There were two driving factors that led me to rebuild the iSCSI-based storage that was currently serving the test lab, instead of continuing to use the Data ONTAP Simulator. First, we had acquired a Gigabit Ethernet backbone for the test lab, and I wasn’t convinced that the Data ONTAP Simulator was taking full advantage of the Gigabit Ethernet NICs I installed in the server. I also wanted to test bonding some NICs together for more throughput, or possibly to try some multipathing. I couldn’t do either of those with the Data ONTAP Simulator. Note that this is not a knock against the Data ONTAP Simulator; it’s not designed or intended for those kinds of things. (It would be great if I could get a real NetApp device in the lab, but I don’t know if that will ever happen.)

After doing some brief research, I settled on using CentOS 4.3 and the iSCSI Enterprise Target (IET). The installation of CentOS was straightforward and simple, and the installation of IET was equally simple, due perhaps to these fairly detailed instructions for installation of RHEL 4 (which are equally applicable to CentOS 4). I heartily recommend, based on my experience so far, using the source RPMs instead of building from source. It made the process easy and (almost) painless.

I setup a 10GB logical volume using LVM2 and configured IET to present it via iSCSI by editing /etc/ietd.conf to show this:

Target iqn.2006-08.com.example:vmware.lun1
    IncomingUser isanuser secretpw
    Lun 0 Path=/dev/VolGroup00/lvol0,Type=fileio

(Obviously, you’d need to adjust this as appropriate for your own installation.)
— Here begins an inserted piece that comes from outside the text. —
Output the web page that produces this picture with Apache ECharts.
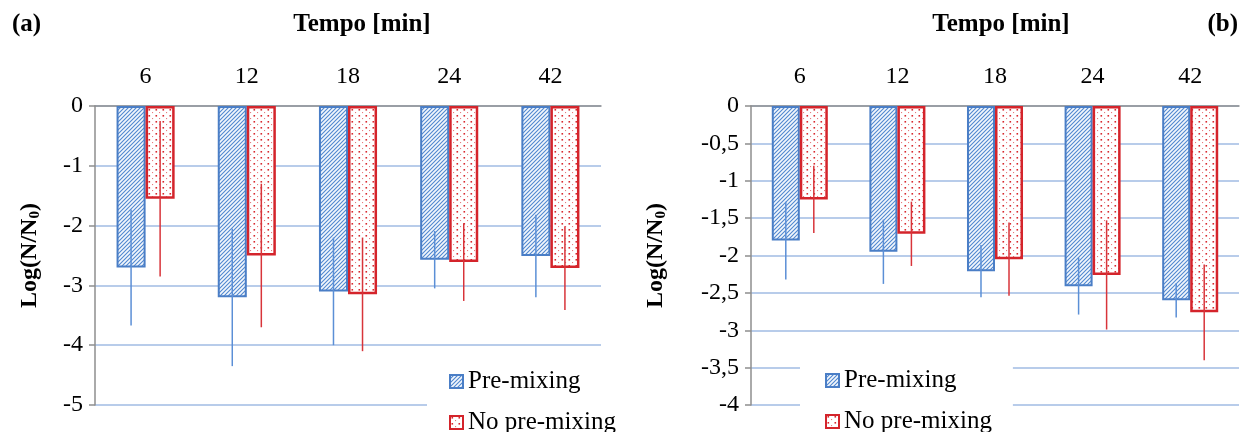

Having already learned my lesson regarding the ESX firewall, I ensured that the software iSCSI initiator traffic was allowed outbound before continuing (refer here for more details). Using the Virtual Infrastructure client, I reconfigured the ESX 3 server to see the new iSCSI server, and the new LUN popped up immediately upon a rescan. From there, it was a simple operation to establish a new VMFS datastore on the iSCSI LUN and move a VM to the LUN. That was easy!

The next steps will be to do some performance tuning, test bonding the NICs and/or multipathing, and perform some NFS interoperability tests. (Remember that NFS is also supported by ESX 3 for datastores.)